Saturday, February 11, 2023
Archbishop Thomas Wenski - The Archdiocese of Miami
Archbishop Thomas Wenski preached this homily while celebrating a vigil Mass for the Sixth Sunday in Ordinary Time at Ocean Reef Interdenominational Chapel in Key Largo, Feb. 11, 2023.
Let me wish you all an early “Happy Valentine’s Day.” Today people might think that Valentine’s Day was invented by a chocolate company. But, no, we did it: the Catholic Church. Valentine was a Catholic priest of Rome who around the year 350 or so was put in prison for preaching the Gospel. While in prison before his execution he used to send notes to his parishioner saying: Remember your Valentine or simply “I love you.” And that’s how Valentine’s Day started.
Of course, nowadays, the word “love” is frequently used and misused. Most commonly, it represents what the ancient Greeks called “Eros”; that is, the erotic love between a man and a woman. But the Church, following the teachings of Jesus and the example of saints like Valentine, from her earliest days, proposed a new vision of self-sacrificial love expressed in the word “agape”. The natural human love between a man and a woman is a beautiful and sacred thing but it needs discipline and maturity, it needs ‘agape’ if it is to attain its true dignity and purpose.
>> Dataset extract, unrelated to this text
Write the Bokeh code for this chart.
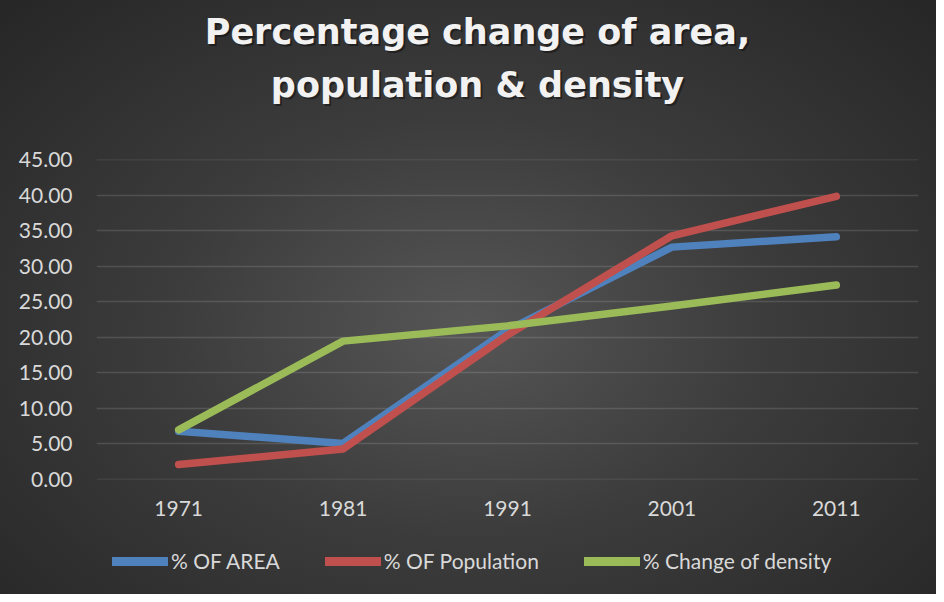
from bokeh.plotting import figure
from bokeh.layouts import column
from bokeh.models import Label, Legend, LegendItem, FactorRange, Range1d, NumeralTickFormatter, FixedTicker, ColumnDataSource
from bokeh.embed import file_html
from bokeh.resources import INLINE

years = ["1971", "1981", "1991", "2001", "2011"]
pct_area = [6.75, 5.03, 21.0, 32.7, 34.15]
pct_population = [2.05, 4.25, 20.3, 34.3, 39.85]
pct_density = [6.95, 19.45, 21.6, 24.4, 27.35]
series_names = ["% OF AREA", "% OF Population", "% Change of density"]
series_colors = ["#4f81bd", "#c0504d", "#9bbb59"]
y_ticks = [0, 5, 10, 15, 20, 25, 30, 35, 40, 45]
title_lines = ["Percentage change of area,", "population & density"]

FONT = "Lato"
TFONT = "DejaVu Sans"
W = 936


def transparent(fig):
    fig.background_fill_alpha = 0
    fig.border_fill_alpha = 0
    fig.outline_line_color = None


src = ColumnDataSource(dict(x=years, area=pct_area, pop=pct_population, dens=pct_density))
cols = ["area", "pop", "dens"]

# ---------- title strip ----------
T = figure(width=W, height=144, output_backend="svg", toolbar_location=None,
           x_range=Range1d(0, W), y_range=Range1d(0, 144),
           x_axis_type=None, y_axis_type=None,
           min_border_left=0, min_border_right=0, min_border_top=0, min_border_bottom=0)
transparent(T)
T.grid.visible = False
for i, line in enumerate(title_lines):
    yb = 113 - i * 53
    T.add_layout(Label(x=383, y=yb - 2, x_units="screen", y_units="screen", text=line,
                       text_align="center", text_baseline="alphabetic", text_font=TFONT,
                       text_font_style="bold", text_font_size="35px", text_color="black", text_alpha=0.4))
    T.add_layout(Label(x=381, y=yb, x_units="screen", y_units="screen", text=line,
                       text_align="center", text_baseline="alphabetic", text_font=TFONT,
                       text_font_style="bold", text_font_size="35px", text_color="#f2f2f2"))

# ---------- main chart ----------
p = figure(frame_width=822, frame_height=320, output_backend="svg", toolbar_location=None,
           x_range=FactorRange(*years), y_range=Range1d(-0.05, 45.05),
           min_border_left=96, min_border_right=18, min_border_top=15, min_border_bottom=58)
transparent(p)

for ax in (p.xaxis[0], p.yaxis[0]):
    ax.axis_line_color = None
    ax.major_tick_line_color = None
    ax.minor_tick_line_color = None
    ax.major_tick_out = 0
    ax.major_tick_in = 0
    ax.major_label_text_color = "#d9d9d9"
    ax.major_label_text_font = FONT
    ax.major_label_text_font_size = "21px"
p.yaxis[0].ticker = FixedTicker(ticks=y_ticks)
p.yaxis[0].formatter = NumeralTickFormatter(format="0.00")
p.yaxis[0].major_label_standoff = 24
p.xaxis[0].major_label_standoff = 21

p.xgrid.grid_line_color = None
p.ygrid.grid_line_color = "#ffffff"
p.ygrid.grid_line_alpha = 0.13
p.ygrid.grid_line_width = 1.5

for col, color in zip(cols, series_colors):
    p.line("x", col, source=src, line_color=color, line_width=7.5, line_cap="round", line_join="round")

# ---------- legend strip ----------
B = figure(width=W, height=57, output_backend="svg", toolbar_location=None,
           x_range=FactorRange(*years), y_range=Range1d(0, 45),
           x_axis_location=None, y_axis_location=None,
           min_border_left=0, min_border_right=0, min_border_top=0, min_border_bottom=0)
transparent(B)
B.grid.visible = False
leg_renderers = []
for col, color in zip(cols, series_colors):
    r = B.line("x", col, source=src, line_color=color, line_width=9, line_cap="round", visible=False)
    leg_renderers.append(r)

legend = Legend(items=[LegendItem(label=n, renderers=[r]) for n, r in zip(series_names, leg_renderers)],
                orientation="horizontal", location=(16, 21),
                glyph_width=56, glyph_height=20, label_height=20, label_standoff=3, spacing=45,
                padding=0, margin=0, border_line_color=None, background_fill_alpha=0,
                inactive_fill_alpha=0,
                label_text_color="#d9d9d9", label_text_font=FONT, label_text_font_size="21px")
B.add_layout(legend, "center")

layout = column(T, p, B, spacing=0)
layout.styles = {"background": "radial-gradient(ellipse farthest-corner at 50% 55%, #565656 0%, #3c3c3c 45%, #262626 100%)"}

open("out.html", "w").write(file_html(layout, INLINE))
In the Gospel today – which is a continuation of the Sermon on the Mount which we have been hearing for the past several weeks – like Moses on Mount Sinai, Jesus is also laying down a new law to those who would be the new people of God, people of a new covenant, a New Testament.
In doing so, he does not abolish to old Law and the prophets – but rather he is fulfilling them, bringing them to completeness or perfection. Jesus perfects the law and prophets – and gives us a new law, one that is meant to perfect or complete us. That new law is like the old but with a twist. If the old law says love God and love your neighbor as you love yourself, the new law of Jesus – a law that he gives its finest expression at the Last Supper – is simple, love one another, as I have loved you.
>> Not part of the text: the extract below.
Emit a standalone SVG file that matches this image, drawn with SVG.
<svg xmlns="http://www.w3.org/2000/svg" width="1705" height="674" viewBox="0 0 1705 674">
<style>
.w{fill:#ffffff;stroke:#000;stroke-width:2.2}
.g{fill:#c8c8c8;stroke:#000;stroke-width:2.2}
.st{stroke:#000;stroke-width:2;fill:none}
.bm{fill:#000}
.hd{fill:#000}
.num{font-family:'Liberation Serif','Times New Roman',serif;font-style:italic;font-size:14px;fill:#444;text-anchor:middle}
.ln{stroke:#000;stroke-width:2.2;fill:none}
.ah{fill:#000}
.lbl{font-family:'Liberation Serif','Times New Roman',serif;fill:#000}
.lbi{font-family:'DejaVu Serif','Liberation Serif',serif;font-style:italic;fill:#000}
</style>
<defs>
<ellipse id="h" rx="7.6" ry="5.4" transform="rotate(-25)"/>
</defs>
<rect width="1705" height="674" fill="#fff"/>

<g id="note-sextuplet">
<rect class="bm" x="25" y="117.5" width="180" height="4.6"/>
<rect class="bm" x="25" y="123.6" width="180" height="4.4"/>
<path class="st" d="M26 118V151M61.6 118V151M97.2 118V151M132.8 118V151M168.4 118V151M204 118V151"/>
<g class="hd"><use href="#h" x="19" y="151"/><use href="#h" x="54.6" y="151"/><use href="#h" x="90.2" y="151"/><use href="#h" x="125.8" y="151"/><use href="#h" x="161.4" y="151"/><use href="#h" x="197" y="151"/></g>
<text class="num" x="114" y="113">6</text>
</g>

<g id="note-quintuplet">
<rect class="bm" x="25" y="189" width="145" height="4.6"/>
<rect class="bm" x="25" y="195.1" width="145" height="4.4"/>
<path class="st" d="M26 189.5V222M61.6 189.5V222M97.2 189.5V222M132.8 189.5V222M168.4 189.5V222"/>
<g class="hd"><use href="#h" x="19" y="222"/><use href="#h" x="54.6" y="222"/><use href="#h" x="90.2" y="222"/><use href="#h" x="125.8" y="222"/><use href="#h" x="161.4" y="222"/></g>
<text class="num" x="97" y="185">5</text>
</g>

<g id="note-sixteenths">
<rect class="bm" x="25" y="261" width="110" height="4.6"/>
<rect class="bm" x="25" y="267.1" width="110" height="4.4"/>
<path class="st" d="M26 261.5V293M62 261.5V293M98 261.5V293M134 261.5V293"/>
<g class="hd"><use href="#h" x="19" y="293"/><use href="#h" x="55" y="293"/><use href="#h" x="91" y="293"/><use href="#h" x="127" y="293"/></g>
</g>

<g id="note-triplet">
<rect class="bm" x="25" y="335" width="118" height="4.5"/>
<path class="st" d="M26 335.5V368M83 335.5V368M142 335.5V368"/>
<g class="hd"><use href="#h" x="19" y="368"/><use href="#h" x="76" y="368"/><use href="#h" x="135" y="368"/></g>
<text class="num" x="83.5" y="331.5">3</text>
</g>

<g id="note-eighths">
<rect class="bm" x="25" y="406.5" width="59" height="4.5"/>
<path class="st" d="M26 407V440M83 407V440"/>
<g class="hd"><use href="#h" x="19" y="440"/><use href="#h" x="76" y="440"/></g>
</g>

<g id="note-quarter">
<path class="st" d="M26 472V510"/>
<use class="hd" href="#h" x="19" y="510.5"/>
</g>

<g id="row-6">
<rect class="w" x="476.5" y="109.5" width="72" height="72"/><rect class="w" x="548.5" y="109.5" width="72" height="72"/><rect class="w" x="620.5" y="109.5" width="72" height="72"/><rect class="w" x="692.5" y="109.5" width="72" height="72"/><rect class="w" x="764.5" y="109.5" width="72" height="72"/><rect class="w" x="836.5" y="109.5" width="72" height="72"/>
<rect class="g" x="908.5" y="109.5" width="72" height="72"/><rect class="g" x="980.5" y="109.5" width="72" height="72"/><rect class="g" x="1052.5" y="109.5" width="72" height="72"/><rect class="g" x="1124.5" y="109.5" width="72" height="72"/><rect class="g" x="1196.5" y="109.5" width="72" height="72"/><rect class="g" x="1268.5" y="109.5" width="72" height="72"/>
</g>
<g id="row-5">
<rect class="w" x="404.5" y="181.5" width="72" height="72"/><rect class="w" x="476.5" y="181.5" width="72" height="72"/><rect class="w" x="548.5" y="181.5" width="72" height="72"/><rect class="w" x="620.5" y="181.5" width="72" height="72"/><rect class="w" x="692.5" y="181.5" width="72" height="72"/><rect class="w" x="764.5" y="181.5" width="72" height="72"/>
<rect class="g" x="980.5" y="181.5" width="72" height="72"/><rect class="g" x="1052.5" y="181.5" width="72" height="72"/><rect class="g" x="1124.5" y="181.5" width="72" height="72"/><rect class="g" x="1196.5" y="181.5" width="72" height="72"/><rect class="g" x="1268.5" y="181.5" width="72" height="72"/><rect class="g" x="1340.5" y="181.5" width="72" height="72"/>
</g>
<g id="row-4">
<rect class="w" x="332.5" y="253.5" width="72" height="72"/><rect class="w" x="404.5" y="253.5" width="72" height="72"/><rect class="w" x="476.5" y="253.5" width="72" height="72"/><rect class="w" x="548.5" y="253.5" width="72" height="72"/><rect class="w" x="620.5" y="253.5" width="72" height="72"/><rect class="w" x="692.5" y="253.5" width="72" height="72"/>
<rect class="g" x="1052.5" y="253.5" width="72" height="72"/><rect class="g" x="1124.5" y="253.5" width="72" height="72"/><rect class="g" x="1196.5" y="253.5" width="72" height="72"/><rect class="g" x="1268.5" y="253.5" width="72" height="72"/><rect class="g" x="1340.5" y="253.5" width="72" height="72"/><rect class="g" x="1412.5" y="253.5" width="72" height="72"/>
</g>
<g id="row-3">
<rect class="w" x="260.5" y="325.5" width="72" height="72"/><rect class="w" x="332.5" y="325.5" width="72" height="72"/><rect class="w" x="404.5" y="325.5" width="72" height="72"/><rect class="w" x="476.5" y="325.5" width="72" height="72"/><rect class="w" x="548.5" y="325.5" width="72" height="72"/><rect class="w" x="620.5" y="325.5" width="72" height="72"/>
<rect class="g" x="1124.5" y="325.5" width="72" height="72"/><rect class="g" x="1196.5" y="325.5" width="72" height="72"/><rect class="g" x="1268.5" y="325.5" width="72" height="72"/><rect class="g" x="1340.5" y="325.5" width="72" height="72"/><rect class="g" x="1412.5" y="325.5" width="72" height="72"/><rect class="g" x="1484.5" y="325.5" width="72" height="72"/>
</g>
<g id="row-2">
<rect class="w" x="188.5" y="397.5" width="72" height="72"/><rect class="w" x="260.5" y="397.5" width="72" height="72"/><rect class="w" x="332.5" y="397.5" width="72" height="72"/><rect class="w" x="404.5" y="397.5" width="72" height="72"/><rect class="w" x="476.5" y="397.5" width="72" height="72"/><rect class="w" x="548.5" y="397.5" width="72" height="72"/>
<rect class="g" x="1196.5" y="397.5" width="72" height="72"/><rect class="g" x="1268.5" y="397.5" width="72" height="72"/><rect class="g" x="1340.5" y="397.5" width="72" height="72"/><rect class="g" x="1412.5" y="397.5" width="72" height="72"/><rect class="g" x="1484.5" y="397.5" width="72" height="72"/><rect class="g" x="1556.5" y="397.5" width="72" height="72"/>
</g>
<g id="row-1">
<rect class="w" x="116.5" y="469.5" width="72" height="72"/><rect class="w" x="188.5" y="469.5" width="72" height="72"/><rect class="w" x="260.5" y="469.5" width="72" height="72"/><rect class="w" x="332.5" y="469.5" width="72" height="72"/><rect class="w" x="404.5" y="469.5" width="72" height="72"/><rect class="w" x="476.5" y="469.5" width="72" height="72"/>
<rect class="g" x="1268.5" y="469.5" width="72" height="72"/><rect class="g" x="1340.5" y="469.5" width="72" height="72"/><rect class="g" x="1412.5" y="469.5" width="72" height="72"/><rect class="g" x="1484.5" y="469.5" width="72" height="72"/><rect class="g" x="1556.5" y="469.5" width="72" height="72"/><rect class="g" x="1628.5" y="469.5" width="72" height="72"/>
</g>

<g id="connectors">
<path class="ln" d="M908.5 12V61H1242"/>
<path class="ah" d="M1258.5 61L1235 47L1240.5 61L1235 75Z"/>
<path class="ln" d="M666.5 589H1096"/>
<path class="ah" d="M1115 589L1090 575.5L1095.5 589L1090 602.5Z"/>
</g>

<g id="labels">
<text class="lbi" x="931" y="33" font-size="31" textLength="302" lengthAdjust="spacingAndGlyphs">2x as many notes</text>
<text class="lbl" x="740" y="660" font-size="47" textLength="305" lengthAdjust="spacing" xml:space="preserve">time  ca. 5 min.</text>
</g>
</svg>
As we heard in the First Reading: “If you choose you can keep the commandments, they will save you; if you trust in God you too shall live.” We are put before a choice: fire and water, life and death, good and evil.
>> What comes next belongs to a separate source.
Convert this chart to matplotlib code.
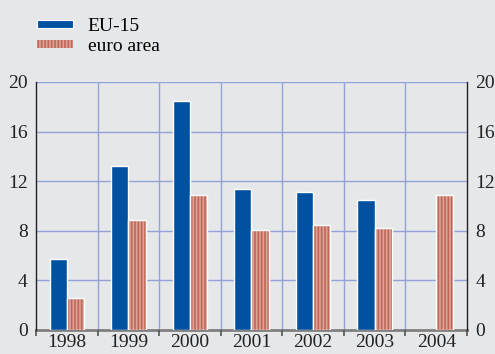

We can live either for the “kingdom of God” or for our own “consolation.” Is our pursuit of happiness – or in more biblical language, our pursuit of “blessedness” – to be exhausted only in terms of this earthly life; or do we look beyond to a greater horizon – to eternal life?
If we do, then, Jesus becomes the measure of our love: If we want to know what love is, look at Jesus. In Jesus, love endures all, love forgives all. There’s a Latin phrase, I believe from Thomas Aquinas, Nemo dat quo non habet. Nobody can give what he doesn’t have.
Which is why we are here today: We come to the table of God’s Word and the altar of sacrifice. We know our wounds – our lack of love for our neighbor, not to mention our lack of love for those we may consider our adversaries; our lack of love for ourselves. At the beginning of every Mass, we acknowledge our sins; and before we approach the Lord’s table, we pray: Lord, I am not worthy, say but the word and my soul shall be healed. If we are going to love as Jesus loves, we need Jesus.